To the latter effect, Lauper is a raconteur. Growing up in an Italian household in Queens during the 1950s with a brother called Butch and a sister “who was also a little butch” saw to that. And recent events have given her anecdotes more kick than usual. At her Birmingham gig, on the night she turned 63, she noted that she shared her birthday with Jo Cox; tonight, she spends a good deal of time reflecting on the paths people take when they don’t fit in. Lauper was lucky to have started her solo career in the 80s, when audacity and kooky clothes got a pop star a long way – something that was as true for Prince as for Lauper, we’re reminded, when she covers his song When You Were Mine.
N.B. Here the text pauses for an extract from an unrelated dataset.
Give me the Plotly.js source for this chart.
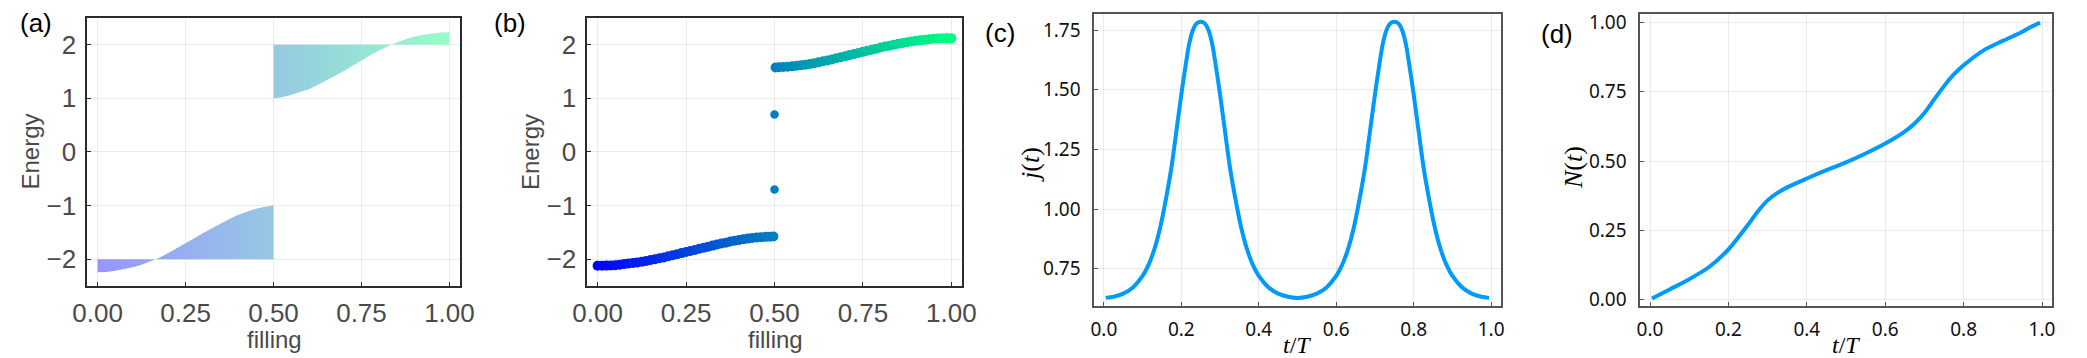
<!DOCTYPE html>
<html>
<head>
<meta charset="utf-8">
<script src="https://cdn.plot.ly/plotly-3.0.1.min.js"></script>
<style>html,body{margin:0;padding:0;background:#fff;}#plot{width:2087px;height:358px;}</style>
</head>
<body>
<div id="plot"></div>
<script>
// ---------- Panel (a): band fills ----------
const aLowerX = [0,0.025,0.05,0.075,0.1,0.125,0.15,0.175,0.2,0.225,0.25,0.275,0.3,0.325,0.35,0.375,0.4,0.425,0.45,0.475,0.5];
const aLowerE = [-2.24,-2.235,-2.215,-2.185,-2.15,-2.10,-2.04,-1.97,-1.89,-1.80,-1.71,-1.61,-1.51,-1.42,-1.33,-1.25,-1.17,-1.11,-1.06,-1.02,-1.0];
const aUpperX = [0.5,0.525,0.55,0.575,0.6,0.625,0.65,0.675,0.7,0.725,0.75,0.775,0.8,0.825,0.85,0.875,0.9,0.925,0.95,0.975,1.0];
const aUpperE = [1.0,1.02,1.06,1.11,1.17,1.25,1.33,1.42,1.51,1.61,1.71,1.80,1.89,1.97,2.04,2.10,2.15,2.185,2.21,2.225,2.23];
const aLowerBase = -2;
const aUpperBase = 2;

// ---------- Panel (b): eigenvalues ----------
const bLowerX = [0,0.0125,0.025,0.0375,0.05,0.0625,0.075,0.0875,0.1,0.1125,0.125,0.1375,0.15,0.1625,0.175,0.1875,0.2,0.2125,0.225,0.2375,0.25,0.2625,0.275,0.2875,0.3,0.3125,0.325,0.3375,0.35,0.3625,0.375,0.3875,0.4,0.4125,0.425,0.4375,0.45,0.4625,0.475,0.4875,0.497];
const bLowerE = [-2.12,-2.12,-2.118,-2.115,-2.11,-2.10,-2.09,-2.08,-2.07,-2.06,-2.045,-2.03,-2.015,-2.0,-1.98,-1.965,-1.945,-1.925,-1.905,-1.885,-1.865,-1.845,-1.825,-1.805,-1.785,-1.765,-1.745,-1.725,-1.705,-1.69,-1.67,-1.655,-1.64,-1.625,-1.615,-1.605,-1.595,-1.588,-1.582,-1.578,-1.575];
const bEdgeX = [0.5,0.5];
const bEdgeE = [0.70,-0.70];
const bUpperX = [0.503,0.5125,0.525,0.5375,0.55,0.5625,0.575,0.5875,0.6,0.6125,0.625,0.6375,0.65,0.6625,0.675,0.6875,0.7,0.7125,0.725,0.7375,0.75,0.7625,0.775,0.7875,0.8,0.8125,0.825,0.8375,0.85,0.8625,0.875,0.8875,0.9,0.9125,0.925,0.9375,0.95,0.9625,0.975,0.9875,1.0];
const bUpperE = [1.575,1.578,1.582,1.588,1.595,1.605,1.615,1.625,1.64,1.655,1.67,1.69,1.705,1.725,1.745,1.765,1.785,1.805,1.825,1.845,1.865,1.885,1.905,1.925,1.945,1.965,1.98,2.0,2.015,2.03,2.045,2.06,2.07,2.08,2.09,2.10,2.11,2.115,2.118,2.12,2.12];

// ---------- Panel (c): current j(t) ----------
const cT = [0.005,0.025,0.05,0.075,0.1,0.115,0.13,0.145,0.16,0.175,0.19,0.2,0.21,0.22,0.23,0.24,0.25,0.26,0.27,0.28,0.29,0.3,0.31,0.325,0.34,0.355,0.37,0.385,0.4,0.425,0.45,0.475,0.5,
            0.525,0.55,0.575,0.6,0.615,0.63,0.645,0.66,0.675,0.69,0.7,0.71,0.72,0.73,0.74,0.75,0.76,0.77,0.78,0.79,0.8,0.81,0.825,0.84,0.855,0.87,0.885,0.9,0.925,0.95,0.975,0.995];
const cJ = [0.628,0.633,0.646,0.672,0.72,0.765,0.83,0.92,1.04,1.18,1.36,1.48,1.59,1.69,1.75,1.778,1.785,1.778,1.75,1.69,1.59,1.48,1.36,1.18,1.04,0.92,0.83,0.765,0.72,0.672,0.646,0.633,0.628,
            0.633,0.646,0.672,0.72,0.765,0.83,0.92,1.04,1.18,1.36,1.48,1.59,1.69,1.75,1.778,1.785,1.778,1.75,1.69,1.59,1.48,1.36,1.18,1.04,0.92,0.83,0.765,0.72,0.672,0.646,0.633,0.628];

// ---------- Panel (d): pumped charge N(t) ----------
const dT = [0.005,0.05,0.1,0.15,0.2,0.225,0.25,0.275,0.3,0.325,0.35,0.4,0.45,0.5,0.55,0.6,0.65,0.675,0.7,0.725,0.75,0.775,0.8,0.85,0.9,0.95,0.97,0.995];
const dN = [0.004,0.037,0.074,0.117,0.181,0.224,0.270,0.318,0.358,0.385,0.405,0.437,0.467,0.495,0.527,0.563,0.606,0.635,0.673,0.722,0.770,0.812,0.845,0.898,0.933,0.966,0.982,0.999];

// ---------- tick labels ----------
const abXTicks = [0,0.25,0.5,0.75,1];
const abXLabels = ["0.00","0.25","0.50","0.75","1.00"];
const abYTicks = [-2,-1,0,1,2];
const abYLabels = ["\u22122","\u22121","0","1","2"];
const cdXTicks = [0,0.2,0.4,0.6,0.8,1];
const cdXLabels = ["0.0","0.2","0.4","0.6","0.8","1.0"];
const cYTicks = [0.75,1,1.25,1.5,1.75];
const cYLabels = ["0.75","1.00","1.25","1.50","1.75"];
const dYTicks = [0,0.25,0.5,0.75,1];
const dYLabels = ["0.00","0.25","0.50","0.75","1.00"];

// ---------- styling ----------
const W = 2087, H = 358;
const px = (a,b) => [a/W, b/W];
const py = (top,bottom) => [1-bottom/H, 1-top/H];
const X = v => v/W;
const Y = v => 1 - v/H;

const winter = [[0,'rgb(0,0,255)'],[1,'rgb(0,255,128)']];
const lightLower = [[0,'rgb(150,150,252)'],[1,'rgb(150,200,228)']];
const lightUpper = [[0,'rgb(150,200,226)'],[1,'rgb(152,252,200)']];

const traces = [
  {x: aLowerX.concat([0.5,0]), y: aLowerE.concat([aLowerBase,aLowerBase]), xaxis:'x', yaxis:'y',
   mode:'lines', fill:'toself', line:{width:0}, fillgradient:{type:'horizontal', colorscale: lightLower}, hoverinfo:'skip'},
  {x: aUpperX.concat([1,0.5]), y: aUpperE.concat([aUpperBase,aUpperBase]), xaxis:'x', yaxis:'y',
   mode:'lines', fill:'toself', line:{width:0}, fillgradient:{type:'horizontal', colorscale: lightUpper}, hoverinfo:'skip'},
  {x: bLowerX, y: bLowerE, xaxis:'x2', yaxis:'y2', mode:'markers',
   marker:{size:10, color:bLowerX, colorscale:winter, cmin:0, cmax:1}},
  {x: bEdgeX, y: bEdgeE, xaxis:'x2', yaxis:'y2', mode:'markers',
   marker:{size:8.5, color:bEdgeX, colorscale:winter, cmin:0, cmax:1}},
  {x: bUpperX, y: bUpperE, xaxis:'x2', yaxis:'y2', mode:'markers',
   marker:{size:10, color:bUpperX, colorscale:winter, cmin:0, cmax:1}},
  {x: cT, y: cJ, xaxis:'x3', yaxis:'y3', mode:'lines', line:{color:'#009afa', width:4, shape:'spline', smoothing:0.8}},
  {x: dT, y: dN, xaxis:'x4', yaxis:'y4', mode:'lines', line:{color:'#009afa', width:4, shape:'spline', smoothing:0.8}}
];

const abFont = {family:'Liberation Sans', size:26, color:'#4a4a4a'};
const cdFont = {family:'Noto Sans', size:19, color:'#111'};

function ax(opts, font, lineColor){
  return Object.assign({
    showline:true, mirror:true, linecolor:lineColor, linewidth:1.6,
    showgrid:true, gridcolor:'rgba(0,0,0,0.08)', gridwidth:1, zeroline:false,
    ticks:'inside', ticklen:4, tickwidth:1, tickcolor:lineColor,
    tickmode:'array', tickfont:font, fixedrange:true
  }, opts);
}

const layout = {
  width:W, height:H, margin:{l:0,r:0,t:0,b:0},
  paper_bgcolor:'#fff', plot_bgcolor:'#fff', showlegend:false,
  xaxis: ax({domain:px(87,460), range:[-0.03,1.03], anchor:'y', tickvals:abXTicks, ticktext:abXLabels, ticklabelstandoff:3}, abFont, '#2b2b2b'),
  yaxis: ax({domain:py(17.8,286.1), range:[-2.5,2.5], anchor:'x', tickvals:abYTicks, ticktext:abYLabels, ticklabelstandoff:4}, abFont, '#2b2b2b'),
  xaxis2: ax({domain:px(587,962), range:[-0.03,1.03], anchor:'y2', tickvals:abXTicks, ticktext:abXLabels, ticklabelstandoff:3}, abFont, '#2b2b2b'),
  yaxis2: ax({domain:py(17.8,286.1), range:[-2.5,2.5], anchor:'x2', tickvals:abYTicks, ticktext:abYLabels, ticklabelstandoff:4}, abFont, '#2b2b2b'),
  xaxis3: ax({domain:px(1094,1501), range:[-0.0255,1.0255], anchor:'y3', tickvals:cdXTicks, ticktext:cdXLabels, ticklabelstandoff:6}, cdFont, '#555'),
  yaxis3: ax({domain:py(14,306), range:[0.594,1.817], anchor:'x3', tickvals:cYTicks, ticktext:cYLabels, ticklabelstandoff:8}, cdFont, '#555'),
  xaxis4: ax({domain:px(1640,2052), range:[-0.0255,1.0255], anchor:'y4', tickvals:cdXTicks, ticktext:cdXLabels, ticklabelstandoff:6}, cdFont, '#555'),
  yaxis4: ax({domain:py(14,306), range:[-0.0227,1.030], anchor:'x4', tickvals:dYTicks, ticktext:dYLabels, ticklabelstandoff:8}, cdFont, '#555'),
  annotations: [
    {text:'(a)', x:X(36), y:Y(23)},
    {text:'(b)', x:X(510), y:Y(23)},
    {text:'(c)', x:X(1000), y:Y(33)},
    {text:'(d)', x:X(1557), y:Y(34)},
  ].map(a => Object.assign({xref:'paper', yref:'paper', xanchor:'center', yanchor:'middle', showarrow:false,
      font:{family:'Liberation Sans', size:26, color:'#000'}}, a))
  .concat([
    {text:'Energy', x:X(29.5), y:Y(152), textangle:-90, font:{family:'Liberation Sans', size:24, color:'#4a4a4a'}},
    {text:'Energy', x:X(530), y:Y(152), textangle:-90, font:{family:'Liberation Sans', size:24, color:'#4a4a4a'}},
    {text:'filling', x:X(274), y:Y(339), font:{family:'Liberation Sans', size:24, color:'#4a4a4a'}},
    {text:'filling', x:X(775), y:Y(339), font:{family:'Liberation Sans', size:24, color:'#4a4a4a'}},
    {text:'<i>j</i>(<i>t</i>)', x:X(1030), y:Y(165), textangle:-90, font:{family:'Liberation Serif', size:26, color:'#000'}},
    {text:'<i>N</i>(<i>t</i>)', x:X(1574), y:Y(168), textangle:-90, font:{family:'Liberation Serif', size:26, color:'#000'}},
    {text:'<i>t</i>/<i>T</i>', x:X(1297), y:Y(345), font:{family:'Liberation Serif', size:24, color:'#000'}},
    {text:'<i>t</i>/<i>T</i>', x:X(1846), y:Y(345), font:{family:'Liberation Serif', size:24, color:'#000'}}
  ].map(a => Object.assign({xref:'paper', yref:'paper', xanchor:'center', yanchor:'middle', showarrow:false}, a)))
};

Plotly.newPlot('plot', traces, layout, {displayModeBar:false, staticPlot:true});
</script>
</body>
</html>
That was on her 1983 breakthrough album, She’s So Unusual, but here, prefaced by an emotional speech, she repurposes it as a power tribute to “the lights that have gone out in the world this year”.
For herself, endowed with a blistering voice and dress sense that prefigured the poem about wearing purple and a red hat that doesn’t go, Lauper has always been pop’s quirkmeister general. That remains the case, despite having spent the last five years singing country and blues, and writing the Tony-winning score for the Broadway musical Kinky Boots. Detour is a sincere exploration of country music – a genre she cheerfully admits to having known little about – but she can’t resist that extra visual and vocal fillip while paying bracing homage. Lauperising the stolid ballad Misty Blue involves wheeling in a vintage American payphone and singing into the receiver; the ebullient western swing hit I Want to Be a Cowboy’s Sweetheart finds itself layered with camp as she rides a stick pony around the stage. Tonight’s version of The End of the World is almost better than Skeeter Davis’s original, with Lauper’s bald Queens accent providing a new perspective on a classic example of southern country-pop.
She can and does approach some songs, such as Patsy Cline’s sanctified Walkin’ After Midnight, with absolute fidelity – just her and a microphone here. But where’s the fun in that? Lauper’s recent multigenre diversions bespeak an artist with curiosity and craft to spare, but what makes this show is the quirk factor: She Bop turns southern gothic, complete with pedal steel flourishes, Time After Time is zazzed up by her dulcimer playing and Girls Just Want to Have Fun becomes a duet with the English singer/actor Matt Henry. He gives it his best, but it hardly needs saying that there can only be one winner here.